Летом 1942 года вместе с другими разведчиками Кузнецова перебрасывают в глубокий тыл врага. Но с парашютом приземляется уже не Кузнецов. Еще в Москве мы решили, что его главным оружием во всенародной борьбе с гитлеровскими оккупантами будут безукоризненное знание немецкого языка и мундир фашистского офицера. Знать об этом могли лишь считанные люди, этого требовала конспирация. Поэтому в списки отряда уральский инженер был внесен под именем Николая Васильевича Грачева.
Долгие недели Николай готовился войти в свою новую роль. А когда все было готово, из отряда разведчиков-чекистов выбыл Николай Грачев, а в городе Ровно появился обер-лейтенант Пауль Зиберт.
Николай вернулся в отряд для доклада. Последнее время он внимательно изучал все, что относилось к рейхскомиссару Украины, личному другу Гитлера Эриху Коху. Для этого он завязал обширный круг знакомств среди сотрудников рейхскомиссариата. Один из них обмолвился как-то, что Кох на несколько дней срочно уехал в Винницу.
Что за странная тяга к Виннице, тем более со стороны Коха, не любившего выезжать даже в Киев? К этому времени мы узнали и о поездке в Винницу из Луцка генерального комиссара Шене, а из Киева — генерального комиссара Магуниа.
Отправился в срочную командировку на несколько дней в Винницу и Житомир один из близких друзей обер-лейтенанта Зиберта и сотрудник СД майор фон Ортель. Перед отъездом он проговорился как-то о приезде рейхсфюрера[2]. Это означало многое. Петлицы с шитьем рейхсфюрера СС в фашистской Германии носил только один человек — Генрих Гиммлер!

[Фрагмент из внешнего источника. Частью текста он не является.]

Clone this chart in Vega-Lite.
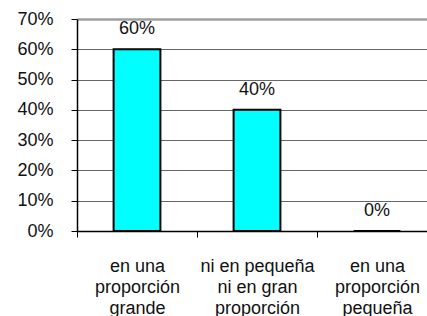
{
  "$schema": "https://vega.github.io/schema/vega-lite/v6.json",
  "width": 350,
  "height": 212,
  "autosize": "none",
  "padding": {"left": 77, "top": 19, "right": 0, "bottom": 85},
  "background": "white",
  "config": {
    "view": {"stroke": null},
    "font": "Liberation Sans"
  },
  "data": {
    "values": [
      {"categoria": "en una proporción grande", "valor": 0.6},
      {"categoria": "ni en pequeña ni en gran proporción", "valor": 0.4},
      {"categoria": "en una proporción pequeña", "valor": 0.0}
    ]
  },
  "encoding": {
    "x": {
      "field": "categoria",
      "type": "nominal",
      "sort": null,
      "title": null,
      "scale": {"range": [0, 360], "paddingInner": 0, "paddingOuter": 0},
      "axis": {
        "labelAngle": 0,
        "grid": false,
        "domainColor": "black",
        "domainWidth": 1.5,
        "tickColor": "black",
        "tickSize": 6,
        "tickBand": "extent",
        "labelPadding": 20,
        "labelFontSize": 18,
        "labelColor": "#111",
        "labelFont": "Liberation Sans",
        "labelBaseline": "top",
        "labelLineHeight": 21,
        "labelOverlap": false,
        "labelExpr": "datum.value == 'en una proporción grande' ? ['en una', 'proporción', 'grande'] : datum.value == 'ni en pequeña ni en gran proporción' ? ['ni en pequeña', 'ni en gran', 'proporción'] : datum.value == 'en una proporción pequeña' ? ['en una', 'proporción', 'pequeña'] : ''"
      }
    },
    "y": {
      "field": "valor",
      "type": "quantitative",
      "title": null,
      "scale": {"domain": [0, 0.7], "nice": false},
      "axis": {
        "format": ".0%",
        "values": [0, 0.1, 0.2, 0.3, 0.4, 0.5, 0.6, 0.7],
        "grid": true,
        "gridColor": {"condition": {"test": "datum.value >= 0.69", "value": "#a0a0a0"}, "value": "#666666"},
        "gridWidth": {"condition": {"test": "datum.value >= 0.69", "value": 2.5}, "value": 1},
        "domainColor": "black",
        "domainWidth": 1.5,
        "tickColor": "black",
        "tickSize": 6,
        "labelPadding": 18,
        "labelFontSize": 18,
        "labelOverlap": false,
        "labelColor": "#111",
        "labelFont": "Liberation Sans"
      }
    }
  },
  "layer": [
    {
      "mark": {"type": "bar", "fill": "#00FFFF", "stroke": "black", "strokeWidth": 2, "width": {"band": 0.39}}
    },
    {
      "mark": {"type": "text", "fontSize": 18, "color": "#111", "baseline": "alphabetic", "dy": -15, "font": "Liberation Sans"},
      "encoding": {
        "text": {"field": "valor", "type": "quantitative", "format": ".0%"}
      }
    }
  ]
}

Но Гиммлер мог быть в Виннице только в одном случае: если там находился и Гитлер.
Собственно говоря, цепь умозаключений была уже замкнута. О простых совпадениях теперь не могло быть и речи. Никто из нас, чекистов, больше не сомневался, что ставка фюрера в Виннице или поблизости от нее. Оставалось лишь определить ее точное местонахождение, выяснить, что она собой представляет и как охраняется.